By Mike Gleason, Money Metals Exchange
As more cracks in the foundation of the banking system appear, gold prices have once again been knocking on the door of new records, although we're seeing a pullback here on Friday.
On Thursday, gold rallied up to $2,060 an ounce – nearly reaching its former all-time high. As of this Friday recording, the monetary metal is giving back a chunk of this week's gains, but still comes in at $2,027 and is holding onto a 1.3% gain so far this week.
Turning to the white metals, silver has also pulled back here today and shows a weekly gain now of just 2.3%, bringing spot prices to $25.89 per ounce. Platinum, which was already lagging this week, is off 2.2% to trade at $1,073. And finally, palladium is down 1.7% on the week to trade at $1,537 per ounce.
Industrial metals along with most other commodities slipped this week on banking and recession fears.
Federal Reserve chairman Jerome Powell attempted to reassure Americans that the banking system is sound even as he announced another rate hike that will add further stresses on credit markets. Powell also insisted that he thinks it's likely the economy will avoid a recession in spite of the gathering warning signs.
Jay Powell: Let me comment briefly on recent developments in the banking sector. Conditions in that sector have broadly improved since early March, and the U.S. banking system is sound and resilient. I'll just say I continue to think that it's possible that this time is really different, and the reason is there's just so much excess demand really in the labor market. The case of avoiding a recession is, in my view, more likely than that of having a recession, but it's not that the case of having a recession, I don't rule that out either. It's possible that we will have what I hope would be a mild recession.
Powell's retort that "this time is different" and the banking system could prove to be just as "sound and resilient" in 2023 as inflation was "transitory" in 2022.
In other words, the banking system is increasingly exposing itself as unsound and fragile. No amount of rosy Fedspeak should give depositors confidence that their savings are secure.

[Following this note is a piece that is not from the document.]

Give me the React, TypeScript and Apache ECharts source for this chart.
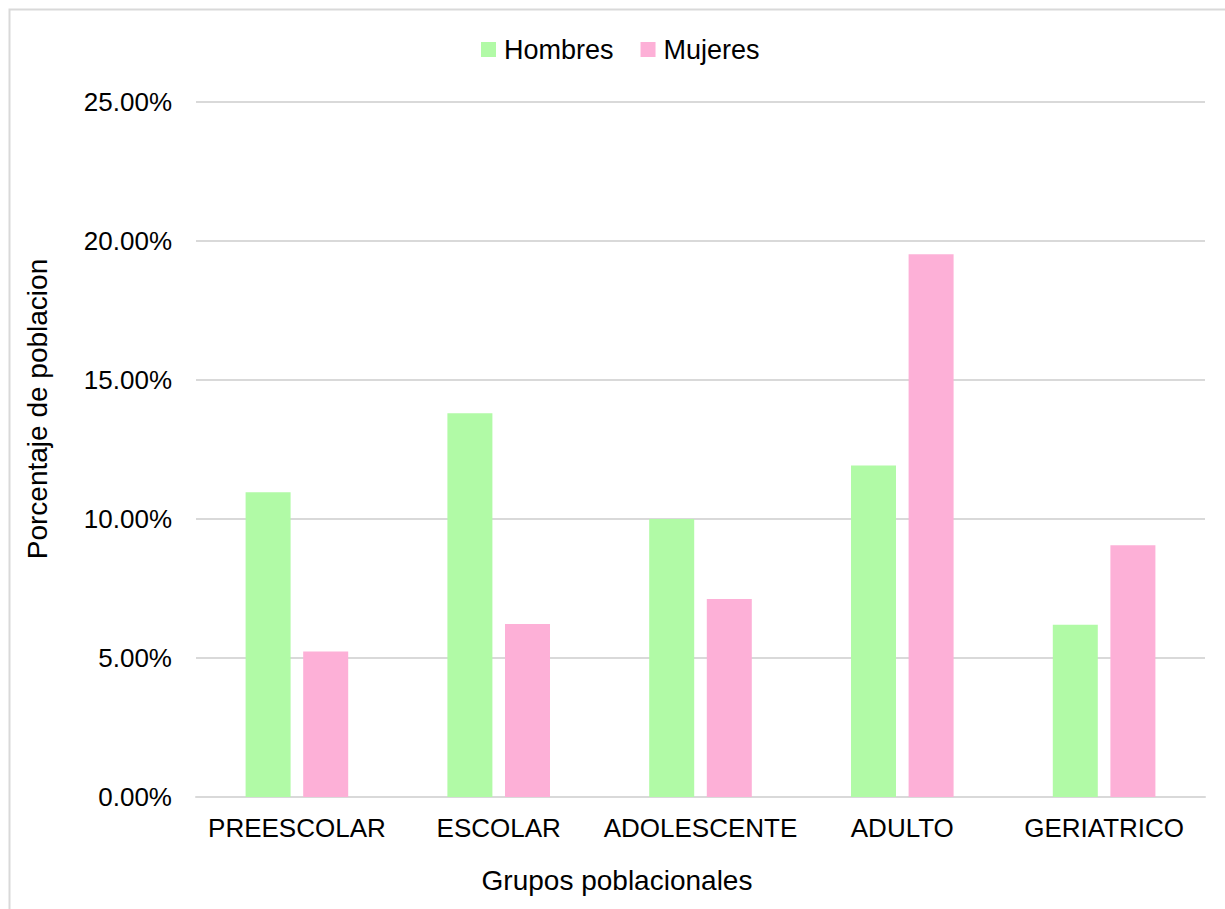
import React, { useEffect, useRef } from "react";
import * as echarts from "echarts";

const categories = ["PREESCOLAR", "ESCOLAR", "ADOLESCENTE", "ADULTO", "GERIATRICO"];
const hombres = [10.96, 13.8, 10.0, 11.92, 6.2];
const mujeres = [5.23, 6.22, 7.12, 19.52, 9.06];
const seriesNames = ["Hombres", "Mujeres"];
const xAxisTitle = "Grupos poblacionales";
const yAxisTitle = "Porcentaje de poblacion";

const FONT = "'Liberation Sans', Arial, sans-serif";
const GREEN = "#B1FAA6";
const PINK = "#FDB0D7";
const GRID_GRAY = "#D9D9D9";

export default function App() {
  const ref = useRef<HTMLDivElement>(null);

  useEffect(() => {
    if (!ref.current) return;
    const chart = echarts.init(ref.current, undefined, { renderer: "svg" });
    chart.setOption({
      animation: false,
      backgroundColor: "#ffffff",
      textStyle: { fontFamily: FONT },
      legend: {
        data: seriesNames,
        left: 481,
        top: 36,
        padding: 0,
        itemWidth: 15,
        itemHeight: 15,
        itemGap: 27,
        icon: "rect",
        textStyle: { fontSize: 27, color: "#000", fontFamily: FONT, padding: [0, 0, 0, 3] },
      },
      grid: { left: 196, right: 20, top: 102, bottom: 112, containLabel: false },
      xAxis: {
        type: "category",
        data: categories,
        axisLine: { lineStyle: { color: GRID_GRAY, width: 2 } },
        axisTick: { show: false },
        axisLabel: { fontSize: 26, color: "#000", fontFamily: FONT, margin: 18, interval: 0 },
      },
      yAxis: {
        type: "value",
        min: 0,
        max: 25,
        interval: 5,
        axisLine: { show: false },
        axisTick: { show: false },
        splitLine: { lineStyle: { color: GRID_GRAY, width: 2 } },
        axisLabel: {
          fontSize: 26,
          color: "#000",
          fontFamily: FONT,
          margin: 24,
          formatter: (v: number) => v.toFixed(2) + "%",
        },
      },
      series: [
        {
          name: seriesNames[0],
          type: "bar",
          data: hombres,
          barWidth: 45,
          barGap: "28%",
          itemStyle: { color: GREEN },
        },
        {
          name: seriesNames[1],
          type: "bar",
          data: mujeres,
          barWidth: 45,
          itemStyle: { color: PINK },
        },
      ],
      graphic: [
        {
          type: "rect",
          shape: { x: 9.5, y: 9.5, width: 1400, height: 1100 },
          style: { fill: "none", stroke: GRID_GRAY, lineWidth: 2 },
          silent: true,
        },
        {
          type: "text",
          x: 617,
          y: 880,
          style: {
            text: xAxisTitle,
            fontSize: 28,
            fontFamily: FONT,
            fill: "#000",
            align: "center",
            verticalAlign: "middle",
          },
        },
        {
          type: "text",
          x: 37,
          y: 409,
          rotation: Math.PI / 2,
          style: {
            text: yAxisTitle,
            fontSize: 28,
            fontFamily: FONT,
            fill: "#000",
            align: "center",
            verticalAlign: "middle",
          },
        },
      ],
    });
    return () => chart.dispose();
  }, []);

  return (
    <div
      ref={ref}
      style={{ position: "absolute", left: 0, top: 0, width: 1225, height: 909 }}
    />
  );
}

Only a few minutes after Powell floated his claim that the banking system is sound and resilient, regional bank stocks got slammed down hard on news that PacWest bank was in a panic to find a buyer or obtain a capital injection. Concerns continue to rise that many if not most medium sized banks may be insolvent as a result of losses from their foolish investments in government bonds.
Even if deposits are covered by insurance and teetering banks are rescued, bailouts won't bring soundness back to the banking system. The costs of unsound financial practices will ultimately be absorbed by taxpayers and all holders of depreciating Federal Reserve note dollars.
Unfortunately, the federal government's finances are anything but sound. Treasury Secretary Janet Yellen warned this week that the United States could default on its debt as soon as next month.
However, many observers doubt the government would actually default even if the nation's credit card limit isn't raised by Congress. The administration is pursuing emergency work-arounds behind the scenes.
One of the bureaucratic maneuvers being discussed once again is the issuance of trillion-dollar platinum coins. One of the leading advocates of the ploy is Rohan Grey, a professor at Willamette University College of Law. In 2020, he worked with far-left Congresswoman Rashida Tlaib to advocate trillion-dollar coins as a backdoor way to implement Modern Monetary Theory and enable the government to ramp up stimulus spending.
Under the scheme, the Treasury department would use its authority to mint platinum coins in any denomination and arbitrarily stamp a $1 trillion face value on them. It would then deposit the coins at the Federal Reserve and tap them for their official fiat cash value.
There are other debt financing gimmicks in the works, including having the Fed act as the government's "fiscal agent" in buying defaulted Treasury securities – essentially mopping up the mess created by any technical default and enabling the government to pay its bills.
Fed Chairman Powell has refused to say publicly whether the central bank would take on such a role. But it's difficult to imagine a scenario where it would refuse to do so if the Biden administration declared it would move forward on such a debt ceiling work-around.
In an exchange with then chairman Ben Bernanke and other Fed officials back in 2013, Powell makes it clear that he would monetize the government debt. Central bankers had specifically discussed the possibility of buying defaulted Treasuries in response to any failure by Congress to raise the debt ceiling. They came to the conclusion that, yes, they would have to do so in order to save Uncle Sam from supposed financial Armageddon.
Former Federal Reserve chairman Alan Greenspan has also said that the government will never default under our monetary system because the Fed can always print the currency needed to avert that kind of catastrophe. Of course, if Janet Yellen and Jerome Powell came out and said bluntly that the central bank will monetize the debt no matter what, that would likely trigger a steep drop in the value of the U.S. dollar – something they would obviously like to avoid.
Whether the Federal Reserve note's purchasing power crashes suddenly or continues to decline more gradually, it has nowhere to go but down. And as investors perceive risks rising in the banking system and the stock market, they may find precious metals to be increasingly attractive as safe havens.
And that, in fact, is exactly what is happening. At Money Metals, we continue to see record buying and a massive influx of first timers. The twin threats of currency debasement and bank failures are driving the situationally aware toward alternative forms of savings like physical gold and silver.